“We’re really camera shy - the idea of posing makes us cringe”.
This is something I hear a lot. It’s OK, I’m not a fashion photographer, so I don’t expect to be working with fashion models. I’m a wedding photogrpher, so I expect to work with couples who find themselves, maybe for the first time in their adult lives, the centre of attention.
Sometimes couples say it outright. Sometimes they don’t say it, but I can tell from the tone of an email that the thought of being photographed feels awkward at best and deeply uncomfortable at worst.
Believe me, I get it. Part of the reason I became a wedding photographer is that I’ve always felt the safest place in the world is behind a camera, not in front of one.
So if you’re worried about looking stiff, awkward, too posed, too visible, too exposed - you’re not unusual. You’re normal.
I assume you’ll feel some level of trepidation
Even when couples don’t explicitly tell me they’re camera shy, I assume you’ll have some nerves about the couple portraits in particular.
Most of us are self-conscious about something. Height. Teeth. Skin. Weight. Hair. Posture. A profile we don’t like. A side we prefer. That’s just being human.
So I approach photographing every wedding with a default sensitivity to that. I don’t assume you’ll be relaxed. I don’t assume you love being photographed. I don’t assume you want to perform.
And I also recognise that for some people, it goes beyond mild awkwardness. Some people have a debilitating fear of being photographed. I’m always aware of that possibility.
That’s why I try to create space before the wedding for you to tell me how you feel about being photographed - what you’re comfortable with, and what you’re not.
I take body image seriously
When I say I take my job seriously, this is part of what I mean.
Wedding photography isn’t just about light and composition. It’s about trust. You’re asking someone to document one of the most emotionally charged days of your life. That includes how you look, and how you feel about how you look.
I am highly sensitive to body image. I do not see my role as “fixing” you.
I see my role as photographing you in a way that feels honest and respectful.
I’m not a stylist
This might sound like an odd thing to say, but it’s important.
I’m not there to critique your appearance.
A groom once emailed me after receiving his wedding photos to say I should have told him to unbutton his waistcoat because he thought it made him look “like a Michelin man”.
Even if I had noticed that at the time - which I didn’t, and for the record I thought he looked great - there is no way I would have said anything.
It would feel intrusive. It could easily tip into body-shaming. And frankly, it’s not my place.
In the same way, I’m not going to ask a shorter groom to stand on his tiptoes to match his bride’s height. Why would I assume that needs correcting? You are the height you are. That’s part of who you are.
You’re getting married to each other. I would hope you’ve both already decided you like how the other one looks.
Now, that doesn’t mean I abdicate all responsibility. If your tie is twisted or your shirt is hanging out, I’ll absolutely mention it. That’s practical.

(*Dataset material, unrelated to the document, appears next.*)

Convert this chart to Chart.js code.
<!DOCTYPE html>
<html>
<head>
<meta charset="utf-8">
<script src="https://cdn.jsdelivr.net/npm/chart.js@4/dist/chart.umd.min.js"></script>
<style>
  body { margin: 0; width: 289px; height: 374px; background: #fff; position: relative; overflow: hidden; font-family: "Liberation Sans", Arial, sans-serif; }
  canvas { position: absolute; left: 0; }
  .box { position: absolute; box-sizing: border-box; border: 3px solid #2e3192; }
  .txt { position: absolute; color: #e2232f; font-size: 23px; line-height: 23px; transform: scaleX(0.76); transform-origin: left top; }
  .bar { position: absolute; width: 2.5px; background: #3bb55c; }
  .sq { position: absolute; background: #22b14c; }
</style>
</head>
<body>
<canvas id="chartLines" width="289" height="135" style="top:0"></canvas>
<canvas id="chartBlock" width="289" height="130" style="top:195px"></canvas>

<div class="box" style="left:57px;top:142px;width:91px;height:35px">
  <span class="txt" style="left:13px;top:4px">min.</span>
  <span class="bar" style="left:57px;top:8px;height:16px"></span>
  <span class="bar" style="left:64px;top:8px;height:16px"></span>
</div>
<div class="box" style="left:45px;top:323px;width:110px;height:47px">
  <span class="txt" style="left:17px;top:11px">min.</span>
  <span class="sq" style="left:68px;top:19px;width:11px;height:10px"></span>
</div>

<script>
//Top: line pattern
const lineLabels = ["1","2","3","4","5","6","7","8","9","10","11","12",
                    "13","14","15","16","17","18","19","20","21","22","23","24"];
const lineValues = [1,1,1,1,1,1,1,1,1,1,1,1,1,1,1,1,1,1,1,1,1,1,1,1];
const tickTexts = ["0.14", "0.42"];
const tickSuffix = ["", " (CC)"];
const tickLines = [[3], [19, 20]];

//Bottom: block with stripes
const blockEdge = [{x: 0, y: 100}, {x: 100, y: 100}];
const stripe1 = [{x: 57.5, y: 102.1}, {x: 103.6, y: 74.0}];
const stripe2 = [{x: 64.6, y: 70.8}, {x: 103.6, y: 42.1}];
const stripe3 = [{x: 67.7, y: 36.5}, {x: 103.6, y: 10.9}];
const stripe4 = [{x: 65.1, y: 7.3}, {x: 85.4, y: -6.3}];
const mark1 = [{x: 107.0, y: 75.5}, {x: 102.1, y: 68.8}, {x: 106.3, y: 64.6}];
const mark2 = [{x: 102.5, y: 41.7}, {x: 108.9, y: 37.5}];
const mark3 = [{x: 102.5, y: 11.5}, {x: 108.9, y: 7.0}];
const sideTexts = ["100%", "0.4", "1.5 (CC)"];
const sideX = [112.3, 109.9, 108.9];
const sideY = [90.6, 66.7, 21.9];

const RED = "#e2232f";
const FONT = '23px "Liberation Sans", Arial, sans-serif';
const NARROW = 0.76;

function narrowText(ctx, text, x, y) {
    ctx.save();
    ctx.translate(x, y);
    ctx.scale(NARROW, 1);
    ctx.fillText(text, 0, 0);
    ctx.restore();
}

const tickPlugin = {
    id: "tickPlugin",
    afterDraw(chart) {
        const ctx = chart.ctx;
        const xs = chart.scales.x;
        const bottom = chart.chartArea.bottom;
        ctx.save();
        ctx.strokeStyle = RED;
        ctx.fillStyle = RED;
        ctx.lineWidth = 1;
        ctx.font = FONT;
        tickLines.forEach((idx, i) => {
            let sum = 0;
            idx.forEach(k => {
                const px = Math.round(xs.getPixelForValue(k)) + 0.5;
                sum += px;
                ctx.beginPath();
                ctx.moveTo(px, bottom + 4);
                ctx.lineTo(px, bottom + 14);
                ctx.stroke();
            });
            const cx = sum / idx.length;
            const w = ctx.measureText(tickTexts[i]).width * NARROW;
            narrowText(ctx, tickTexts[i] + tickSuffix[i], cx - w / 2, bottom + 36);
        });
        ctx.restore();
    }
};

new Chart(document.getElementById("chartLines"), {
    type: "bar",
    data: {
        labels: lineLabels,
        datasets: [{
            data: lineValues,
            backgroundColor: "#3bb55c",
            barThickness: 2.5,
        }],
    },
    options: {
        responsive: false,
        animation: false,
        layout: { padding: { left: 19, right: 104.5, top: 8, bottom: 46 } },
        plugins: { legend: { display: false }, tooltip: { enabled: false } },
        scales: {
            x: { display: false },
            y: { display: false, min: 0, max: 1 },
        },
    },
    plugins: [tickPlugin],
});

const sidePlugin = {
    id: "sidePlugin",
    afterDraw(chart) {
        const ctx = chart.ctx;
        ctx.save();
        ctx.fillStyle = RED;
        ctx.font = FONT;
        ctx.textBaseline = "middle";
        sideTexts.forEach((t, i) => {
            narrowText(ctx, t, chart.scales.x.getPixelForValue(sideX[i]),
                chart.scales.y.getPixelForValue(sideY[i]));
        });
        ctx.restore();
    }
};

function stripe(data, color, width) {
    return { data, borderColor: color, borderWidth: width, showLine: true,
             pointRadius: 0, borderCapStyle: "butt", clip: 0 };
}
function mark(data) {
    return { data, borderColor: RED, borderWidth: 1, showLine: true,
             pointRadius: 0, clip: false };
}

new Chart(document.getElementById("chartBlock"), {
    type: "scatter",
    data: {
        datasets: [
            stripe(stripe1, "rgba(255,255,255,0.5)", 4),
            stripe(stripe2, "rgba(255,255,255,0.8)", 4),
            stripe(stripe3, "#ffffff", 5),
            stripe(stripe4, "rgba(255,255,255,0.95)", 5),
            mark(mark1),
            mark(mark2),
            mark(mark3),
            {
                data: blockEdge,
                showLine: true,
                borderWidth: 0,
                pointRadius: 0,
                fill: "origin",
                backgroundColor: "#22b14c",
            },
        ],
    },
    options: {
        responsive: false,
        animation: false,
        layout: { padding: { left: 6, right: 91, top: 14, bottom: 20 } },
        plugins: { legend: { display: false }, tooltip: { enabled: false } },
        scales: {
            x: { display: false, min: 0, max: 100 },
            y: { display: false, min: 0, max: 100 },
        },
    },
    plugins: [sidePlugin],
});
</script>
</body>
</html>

That’s about presentation, not body judgment.
But I’m not there to impose a beauty standard.
If you’re sensitive about something, tell me
Despite everything above, please do tell me if there’s something you’re particularly sensitive about.
Some people tell me they hate their profile. Others mention they’re self-conscious about their teeth, or a scar, or a specific angle. That’s completely fine.

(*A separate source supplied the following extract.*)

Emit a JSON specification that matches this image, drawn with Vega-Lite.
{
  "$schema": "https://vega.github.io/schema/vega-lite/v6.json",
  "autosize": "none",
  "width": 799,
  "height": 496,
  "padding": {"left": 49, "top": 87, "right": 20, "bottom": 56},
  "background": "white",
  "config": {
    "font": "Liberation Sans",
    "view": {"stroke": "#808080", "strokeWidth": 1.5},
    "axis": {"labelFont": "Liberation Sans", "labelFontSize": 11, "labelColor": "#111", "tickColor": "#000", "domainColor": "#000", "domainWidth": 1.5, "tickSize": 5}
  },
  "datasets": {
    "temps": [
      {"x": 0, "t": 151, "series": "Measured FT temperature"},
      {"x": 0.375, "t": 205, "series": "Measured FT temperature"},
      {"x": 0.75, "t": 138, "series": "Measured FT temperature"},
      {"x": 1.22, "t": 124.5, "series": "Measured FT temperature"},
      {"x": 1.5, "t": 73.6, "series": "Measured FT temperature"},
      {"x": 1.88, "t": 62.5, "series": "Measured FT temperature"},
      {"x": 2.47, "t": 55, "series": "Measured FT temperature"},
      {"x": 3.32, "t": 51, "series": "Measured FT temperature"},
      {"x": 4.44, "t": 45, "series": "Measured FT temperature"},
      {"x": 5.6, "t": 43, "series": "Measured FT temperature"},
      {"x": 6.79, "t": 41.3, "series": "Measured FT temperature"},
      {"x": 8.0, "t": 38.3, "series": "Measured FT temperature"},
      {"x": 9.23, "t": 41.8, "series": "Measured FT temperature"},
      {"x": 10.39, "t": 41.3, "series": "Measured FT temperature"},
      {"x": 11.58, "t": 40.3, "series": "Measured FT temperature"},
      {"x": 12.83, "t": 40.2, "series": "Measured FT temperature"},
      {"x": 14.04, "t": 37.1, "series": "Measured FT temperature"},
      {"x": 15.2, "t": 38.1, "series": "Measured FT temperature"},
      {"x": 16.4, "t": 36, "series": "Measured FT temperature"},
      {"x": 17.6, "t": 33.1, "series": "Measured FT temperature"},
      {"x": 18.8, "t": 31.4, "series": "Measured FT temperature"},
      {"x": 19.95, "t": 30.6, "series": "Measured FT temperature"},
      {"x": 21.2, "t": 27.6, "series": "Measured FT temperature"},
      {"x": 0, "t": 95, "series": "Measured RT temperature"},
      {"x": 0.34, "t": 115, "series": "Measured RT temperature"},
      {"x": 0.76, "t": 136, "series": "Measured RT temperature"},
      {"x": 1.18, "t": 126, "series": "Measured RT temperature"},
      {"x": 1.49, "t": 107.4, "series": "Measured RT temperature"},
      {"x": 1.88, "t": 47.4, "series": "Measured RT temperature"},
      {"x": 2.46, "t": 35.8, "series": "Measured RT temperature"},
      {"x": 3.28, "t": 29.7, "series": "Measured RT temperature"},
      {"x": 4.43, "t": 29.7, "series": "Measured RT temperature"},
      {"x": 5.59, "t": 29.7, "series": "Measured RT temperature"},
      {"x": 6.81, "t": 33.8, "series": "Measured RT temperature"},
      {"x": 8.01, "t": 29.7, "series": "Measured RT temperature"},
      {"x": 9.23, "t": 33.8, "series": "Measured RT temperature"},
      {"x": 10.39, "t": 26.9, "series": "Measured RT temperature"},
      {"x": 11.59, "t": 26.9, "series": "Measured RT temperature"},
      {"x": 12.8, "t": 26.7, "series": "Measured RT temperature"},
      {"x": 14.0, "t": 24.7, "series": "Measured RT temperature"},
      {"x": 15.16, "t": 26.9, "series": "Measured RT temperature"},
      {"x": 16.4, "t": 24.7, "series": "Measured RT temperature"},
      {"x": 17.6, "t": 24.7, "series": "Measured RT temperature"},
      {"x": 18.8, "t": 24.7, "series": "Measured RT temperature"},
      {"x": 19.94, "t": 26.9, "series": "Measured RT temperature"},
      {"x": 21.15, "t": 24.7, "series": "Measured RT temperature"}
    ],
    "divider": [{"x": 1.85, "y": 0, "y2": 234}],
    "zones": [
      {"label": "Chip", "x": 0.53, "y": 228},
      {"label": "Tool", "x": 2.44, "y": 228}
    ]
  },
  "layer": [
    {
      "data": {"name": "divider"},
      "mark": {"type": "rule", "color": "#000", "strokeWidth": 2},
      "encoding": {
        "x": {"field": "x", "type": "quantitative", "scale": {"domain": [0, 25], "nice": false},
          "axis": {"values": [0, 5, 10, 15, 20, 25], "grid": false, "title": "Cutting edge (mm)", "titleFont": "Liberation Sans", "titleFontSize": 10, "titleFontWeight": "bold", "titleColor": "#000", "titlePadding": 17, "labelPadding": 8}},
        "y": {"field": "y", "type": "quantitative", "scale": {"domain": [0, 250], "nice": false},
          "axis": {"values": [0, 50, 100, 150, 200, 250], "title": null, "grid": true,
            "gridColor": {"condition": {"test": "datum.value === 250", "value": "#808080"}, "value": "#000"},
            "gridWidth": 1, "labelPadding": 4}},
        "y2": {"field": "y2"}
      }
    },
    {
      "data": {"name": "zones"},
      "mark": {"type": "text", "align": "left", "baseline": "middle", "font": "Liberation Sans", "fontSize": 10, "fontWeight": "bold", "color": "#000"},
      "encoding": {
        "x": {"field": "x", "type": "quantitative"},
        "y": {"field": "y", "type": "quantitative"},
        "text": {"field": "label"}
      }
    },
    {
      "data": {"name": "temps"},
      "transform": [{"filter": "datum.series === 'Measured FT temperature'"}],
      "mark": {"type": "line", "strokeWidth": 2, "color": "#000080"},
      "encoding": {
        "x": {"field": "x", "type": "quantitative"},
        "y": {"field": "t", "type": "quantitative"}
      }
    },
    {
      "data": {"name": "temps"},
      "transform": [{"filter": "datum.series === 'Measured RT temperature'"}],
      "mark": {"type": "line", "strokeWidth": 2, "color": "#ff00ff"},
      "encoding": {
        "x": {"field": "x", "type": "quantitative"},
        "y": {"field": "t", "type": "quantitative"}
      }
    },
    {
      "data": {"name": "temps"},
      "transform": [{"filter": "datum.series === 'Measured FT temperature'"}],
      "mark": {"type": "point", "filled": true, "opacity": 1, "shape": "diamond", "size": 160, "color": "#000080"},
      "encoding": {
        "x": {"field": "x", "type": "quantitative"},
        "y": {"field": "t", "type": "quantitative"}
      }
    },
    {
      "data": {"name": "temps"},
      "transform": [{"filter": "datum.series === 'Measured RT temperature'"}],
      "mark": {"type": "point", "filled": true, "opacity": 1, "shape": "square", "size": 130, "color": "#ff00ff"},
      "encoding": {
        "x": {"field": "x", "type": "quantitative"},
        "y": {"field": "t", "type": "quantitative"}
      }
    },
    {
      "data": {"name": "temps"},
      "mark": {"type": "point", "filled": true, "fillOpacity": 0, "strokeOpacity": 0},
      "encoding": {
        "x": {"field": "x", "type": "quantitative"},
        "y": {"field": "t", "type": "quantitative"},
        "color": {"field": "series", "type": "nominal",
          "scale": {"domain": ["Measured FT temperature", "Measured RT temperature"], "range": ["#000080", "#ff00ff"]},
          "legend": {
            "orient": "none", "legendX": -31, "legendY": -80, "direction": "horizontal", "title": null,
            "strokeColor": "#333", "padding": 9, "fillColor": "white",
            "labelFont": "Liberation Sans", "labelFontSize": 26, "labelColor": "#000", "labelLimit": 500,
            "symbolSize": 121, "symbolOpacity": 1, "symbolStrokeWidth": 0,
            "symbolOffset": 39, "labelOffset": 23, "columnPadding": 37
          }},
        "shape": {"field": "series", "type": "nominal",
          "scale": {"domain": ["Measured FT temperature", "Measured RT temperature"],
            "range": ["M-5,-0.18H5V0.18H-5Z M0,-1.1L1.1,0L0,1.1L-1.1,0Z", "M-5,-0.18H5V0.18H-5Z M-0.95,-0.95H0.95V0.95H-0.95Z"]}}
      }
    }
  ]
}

There is nothing awkward about telling me that. We all have things we’re aware of.
If you tell me in advance, I can quietly bear it in mind when I’m photographing you. I won’t make a big deal of it. I won’t announce it. I won’t even mention it in front of your partner.
But I’m not going to make assumptions if you don’t tell me. I’m not scanning you for “flaws” to correct.
I don’t reshape you in Photoshop
Beyond colour, brightness and contrast, I don’t alter your appearance.
I don’t use AI to slim, smooth, reshape or otherwise modify you. I don’t believe in quietly changing how you look and presenting that as reality.
You deserve to look like yourself.
And because I was asked about this recently, I want to be explicit about something else.
If you are Black or Asian, I will not lighten your skin in post-production unless you specifically ask me to. If you do ask, of course I will. It’s your photograph.
But it would be offensive - and frankly racist - for me to presume that lighter skin is preferable. I will never make that assumption.
Again, it comes back to the same principle: it is not my job to apply normative beauty standards to you.
What I actually aim to do
There’s a paradox in wedding photography.
From the outside, it might look like our job is to “make people beautiful”. But that framing implies that you aren’t already enough as you are.
As I see it, my job is simpler and more grounded than that.
I will use good light. I will avoid angles that are objectively unflattering. I will guide you in ways that feel natural rather than stiff. I will give you something to do so you’re not just standing there wondering where to put your hands.
But I’m not trying to transform you.
I’m trying to photograph you as you are on a day that matters. The way you stand together. The way you laugh. The way you hold each other when you forget I’m there.
If the idea of posing makes you cringe, that’s fine. You don’t have to perform. You don’t have to become different versions of yourselves.
You just have to show up as you. I’ll take care of the rest.